In 2017, Prime Minister Solberg appointed Sylvie Listhaug of the PP to the post of justice minister. In 2018, Listhaug stated that the Labour Party, whose youth camp was targeted by Breivik, cared more about terrorists’ rights than about national security. After resigning over the issue and being criticized publicly by Solberg, Listhaug was welcomed back into the cabinet less than a year later.

On Friday, a day before Manshaus’ attack, Immigration Minister Joran Kallmyr of the PP argued that the Norwegian-flagged Ocean Viking, which had just rescued 85 refugees in the Mediterranean, should not be allowed in Europe but should instead send its passengers back to Africa, as the alternative “action will be an extension of the refugee route instead of a rescue operation.”

Kallmyr’s comments are entirely in line with the policy of the European Union (EU), which funds Libyan detention camps where, as it has been irrefutably established, refugees face slavery, rape and murder. No substantive differences exist between the outbursts of Kallmyr and Italian Interior Minister Matteo Salvini and the agenda of Berlin and Paris to force refugees to stay in Africa, save the crudeness with which they state their views. Kallmyr’s statements only underscore the fact that EU attacks on immigrants are a key means for the political establishment to promote and legitimize the extreme right across the continent.

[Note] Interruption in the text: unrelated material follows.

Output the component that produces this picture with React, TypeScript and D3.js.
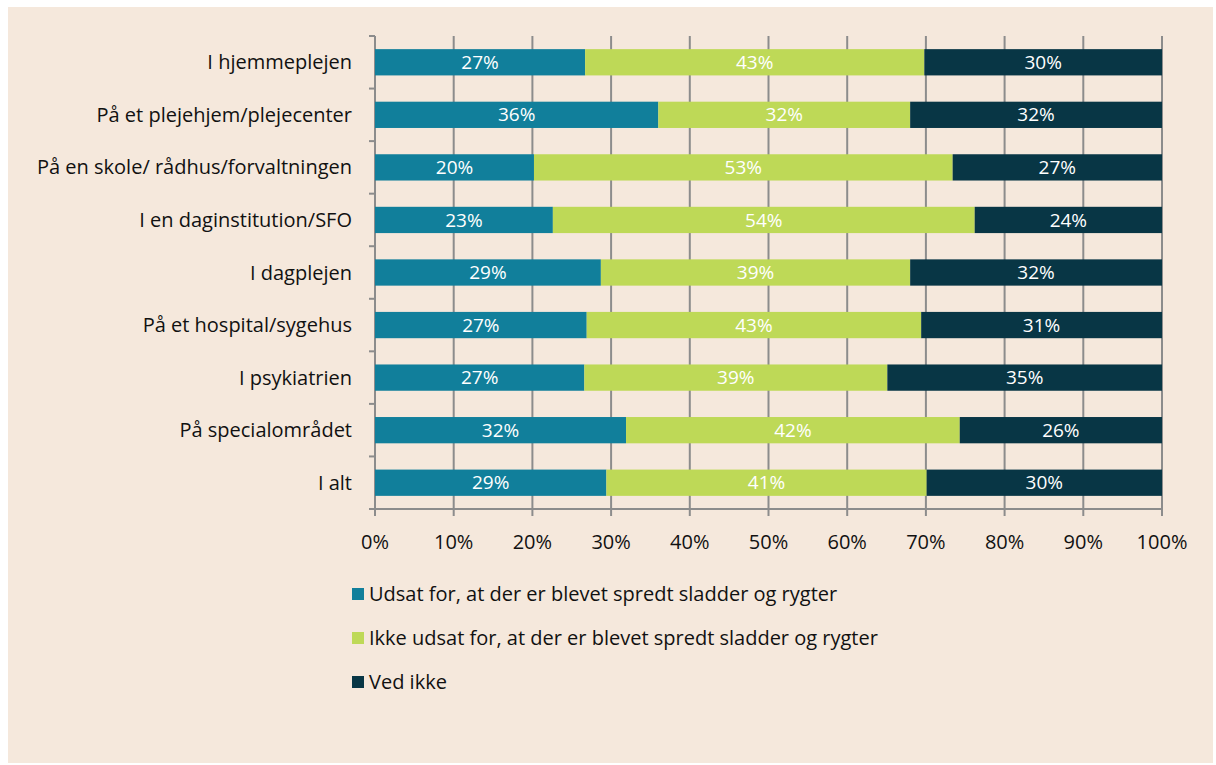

The Norwegian government is also attempting to cover up the very real questions posed by the warning that the state had received about Manhaus’ views in advance of the attack.

On Sunday, the head of the Norwegian police service, Hans Sverre Sjøvold, was compelled to admit that the police received a tip as early as 2018 identifying Manshaus as a threat, which inexplicably was never followed up by police.

He justified the police’s refusal to take any action by claiming that “experience shows that very few go from word to action.”

This is the latest example of far-right terror attacks proceeding despite police having received prior warnings about the attacker. Prior to the shooting in Christchurch, Tarrant had made many public statements voicing hatred of immigrants, Muslims and socialists, including threats of violence (see “Warnings of New Zealand neo-Nazi attack were ignored”). Breivik had made a phone call to the Norwegian government services threatening a mass attack in March 2011, four months before the massacre.